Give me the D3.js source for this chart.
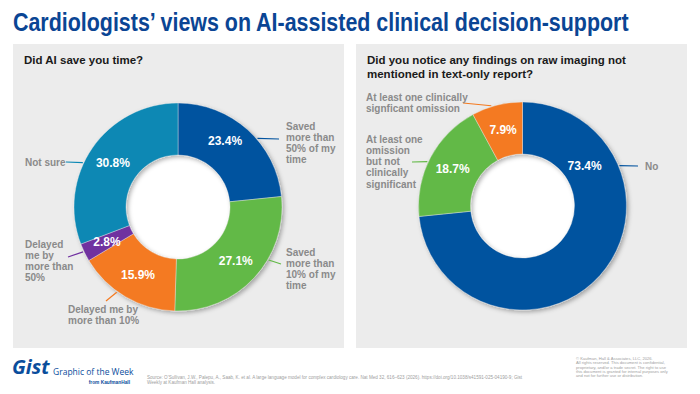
<!DOCTYPE html>
<html>
<head>
<meta charset="utf-8">
<script src="https://cdn.jsdelivr.net/npm/d3@7"></script>
<style>
  html, body { margin: 0; padding: 0; background: #fff; }
  svg { display: block; font-family: "Liberation Sans", Arial, sans-serif; }
</style>
</head>
<body>
<div id="chart"></div>
<script>
// Left donut: "Did AI save you time?"
const timeCategories = ["Saved more than 50% of my time", "Saved more than 10% of my time",
    "Delayed me by more than 10%", "Delayed me by more than 50%", "Not sure"];
const timeValues = [23.4, 27.1, 15.9, 2.8, 30.8];
const timeLabelLines = [
    ["Saved", "more than", "50% of my", "time"],
    ["Saved", "more than", "10% of my", "time"],
    ["Delayed me by", "more than 10%"],
    ["Delayed", "me by", "more than", "50%"],
    ["Not sure"]
];
const timeColors = ["#02539f", "#62b946", "#f47a20", "#7030a0", "#0a88b4"];

// Right donut: findings on raw imaging
const findCategories = ["No", "At least one omission but not clinically significant",
    "At least one clinically signficant omission"];
const findValues = [73.4, 18.7, 7.9];
const findLabelLines = [
    ["No"],
    ["At least one", "omission", "but not", "clinically", "significant"],
    ["At least one clinically", "signficant omission"]
];
const findColors = ["#02539f", "#62b946", "#f47a20"];

const width = 700, height = 394;
const outerR = 104, innerR = 52;

const svg = d3.select("#chart").append("svg")
    .attr("width", width)
    .attr("height", height);

const defs = svg.append("defs");
defs.append("filter")
    .attr("id", "shadow")
    .attr("x", "-20%").attr("y", "-20%")
    .attr("width", "140%").attr("height", "140%")
    .append("feDropShadow")
    .attr("dx", 2).attr("dy", 2)
    .attr("stdDeviation", 2)
    .attr("flood-color", "#000")
    .attr("flood-opacity", 0.3);

// main title, squeezed horizontally to a narrow look
const title = svg.append("text")
    .style("font-family", "'Liberation Sans Narrow', 'Liberation Sans', Arial, sans-serif")
    .style("font-size", "25px")
    .style("font-weight", "bold")
    .style("fill", "#0a4594")
    .text("Cardiologists\u2019 views on AI-assisted clinical decision-support");
const titleW = title.node().getComputedTextLength();
title.attr("transform", `translate(13,31) scale(${616 / titleW},1)`);

// panels
const panels = [
    { x: 13, title: ["Did AI save you time?"] },
    { x: 356, title: ["Did you notice any findings on raw imaging not", "mentioned in text-only report?"] }
];
panels.forEach(p => {
    svg.append("rect")
        .attr("x", p.x).attr("y", 44)
        .attr("width", 331).attr("height", 304)
        .style("fill", "#ececec");
    svg.append("text")
        .attr("x", p.x + 11)
        .attr("y", 64)
        .style("font-size", "11.5px")
        .style("font-weight", "bold")
        .style("fill", "#1a1a1a")
        .selectAll("tspan")
        .data(p.title)
        .enter().append("tspan")
        .attr("x", p.x + 11)
        .attr("dy", (d, i) => i ? 14 : 0)
        .text(d => d);
});

const arc = d3.arc().innerRadius(innerR).outerRadius(outerR);
const pie = d3.pie().sort(null).value(d => d.value);

function polar(angleDeg, r) {
    const a = angleDeg * Math.PI / 180;
    return [r * Math.sin(a), -r * Math.cos(a)];
}

function renderDonut(cx, cy, categories, values, colors, lines, layout) {
    const data = categories.map((c, i) => ({ label: c, value: values[i], color: colors[i], lines: lines[i] }));
    const g = svg.append("g").attr("transform", `translate(${cx},${cy})`);

    g.append("circle").attr("r", innerR).style("fill", "#fff");

    const ring = g.append("g").attr("filter", "url(#shadow)");
    const arcs = pie(data);
    ring.selectAll("path")
        .data(arcs)
        .enter().append("path")
        .attr("d", arc)
        .style("fill", d => d.data.color)
        .style("stroke", "#ececec")
        .style("stroke-width", 0.4);

    // percentage labels
    g.selectAll(".pct")
        .data(arcs)
        .enter().append("text")
        .attr("class", "pct")
        .attr("transform", (d, i) => {
            const o = layout[i];
            const mid = (d.startAngle + d.endAngle) / 2 * 180 / Math.PI;
            const pos = polar(o.pctAngle !== undefined ? o.pctAngle : mid, o.pctR || 79);
            return `translate(${pos})`;
        })
        .attr("dy", "0.36em")
        .attr("text-anchor", "middle")
        .style("font-size", "12px")
        .style("font-weight", "bold")
        .style("fill", "#fff")
        .text(d => d3.format(".1f")(d.data.value) + "%");

    // leader lines
    g.selectAll(".leader")
        .data(arcs)
        .enter().append("line")
        .attr("x1", (d, i) => polar(layout[i].leadAngle, outerR + 1)[0])
        .attr("y1", (d, i) => polar(layout[i].leadAngle, outerR + 1)[1])
        .attr("x2", (d, i) => layout[i].leadEnd[0])
        .attr("y2", (d, i) => layout[i].leadEnd[1])
        .style("stroke", d => d.data.color)
        .style("stroke-width", 1.2);

    // category labels
    const lbl = g.selectAll(".lbl")
        .data(arcs)
        .enter().append("text")
        .attr("class", "lbl")
        .attr("x", (d, i) => layout[i].label[0])
        .attr("y", (d, i) => layout[i].label[1])
        .style("font-size", "10px")
        .style("font-weight", "bold")
        .style("fill", "#8a8a8a");
    lbl.selectAll("tspan")
        .data((d, i) => d.data.lines.map(t => ({ t, x: layout[i].label[0] })))
        .enter().append("tspan")
        .attr("x", d => d.x)
        .attr("dy", (d, i) => i ? 11.3 : 3.5)
        .text(d => d.t);
}

renderDonut(178, 207, timeCategories, timeValues, timeColors, timeLabelLines, [
    { leadAngle: 49.2, leadEnd: [101, -68], label: [108, -81], pctAngle: 35.5, pctR: 81 },
    { leadAngle: 120.3, leadEnd: [103, 57], label: [108, 45] },
    { leadAngle: 215.7, leadEnd: [-72, 94], label: [-110, 102] },
    { leadAngle: 244.7, leadEnd: [-110, 50], label: [-153, 37] },
    { leadAngle: 295, leadEnd: [-112, -45], label: [-153, -45] }
]);

renderDonut(522.5, 206, findCategories, findValues, findColors, findLabelLines, [
    { leadAngle: 67.4, leadEnd: [115.5, -40], label: [122.5, -40], pctAngle: 57, pctR: 74 },
    { leadAngle: 295, leadEnd: [-110.5, -44], label: [-156.5, -67] },
    { leadAngle: 342.7, leadEnd: [-59.5, -103], label: [-156.5, -109] }
]);

// footer
svg.append("text")
    .attr("x", 12).attr("y", 374)
    .style("font-family", "'Open Sans', 'Liberation Sans', sans-serif")
    .style("font-size", "20px")
    .style("font-weight", "bold")
    .style("font-style", "italic")
    .style("fill", "#0a4d9c")
    .text("Gist");
svg.append("text")
    .attr("x", 53).attr("y", 375)
    .style("font-family", "'Open Sans', 'Liberation Sans', sans-serif")
    .style("font-size", "8.5px")
    .style("fill", "#0a4d9c")
    .text("Graphic of the Week");
svg.append("text")
    .attr("x", 130).attr("y", 384)
    .attr("text-anchor", "end")
    .style("font-size", "4.8px")
    .style("font-weight", "bold")
    .style("fill", "#0a4d9c")
    .text("from KaufmanHall");

const sourceLines = [
    "Source: O\u2019Sullivan, J.W., Palepu, A., Saab, K. et al. A large language model for complex cardiology care. Nat Med 32, 616\u2013623 (2026). https://doi.org/10.1038/s41591-025-04190-9; Gist",
    "Weekly at Kaufman Hall analysis."
];
svg.append("text")
    .attr("x", 147).attr("y", 379)
    .style("font-size", "4.6px")
    .style("fill", "#a0a0a0")
    .selectAll("tspan")
    .data(sourceLines)
    .enter().append("tspan")
    .attr("x", 147)
    .attr("dy", (d, i) => i ? 5.3 : 0)
    .text(d => d);

const rightsLines = [
    "\u00a9 Kaufman, Hall & Associates, LLC, 2026.",
    "All rights reserved. This document is confidential,",
    "proprietary, and/or a trade secret. The right to use",
    "this document is granted for internal purposes only",
    "and not for further use or distribution."
];
svg.append("text")
    .attr("x", 576).attr("y", 360)
    .style("font-size", "4.1px")
    .style("fill", "#a0a0a0")
    .selectAll("tspan")
    .data(rightsLines)
    .enter().append("tspan")
    .attr("x", 576)
    .attr("dy", (d, i) => i ? 4.3 : 0)
    .text(d => d);
</script>
</body>
</html>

------------------------------------------------

GIVEN INSTRUCTION =
Locate all lines holding the word "chart", then copy them out.

FULL RESPONSE =
Give me the D3.js source for this chart.
<div id="chart"></div>
const svg = d3.select("#chart").append("svg")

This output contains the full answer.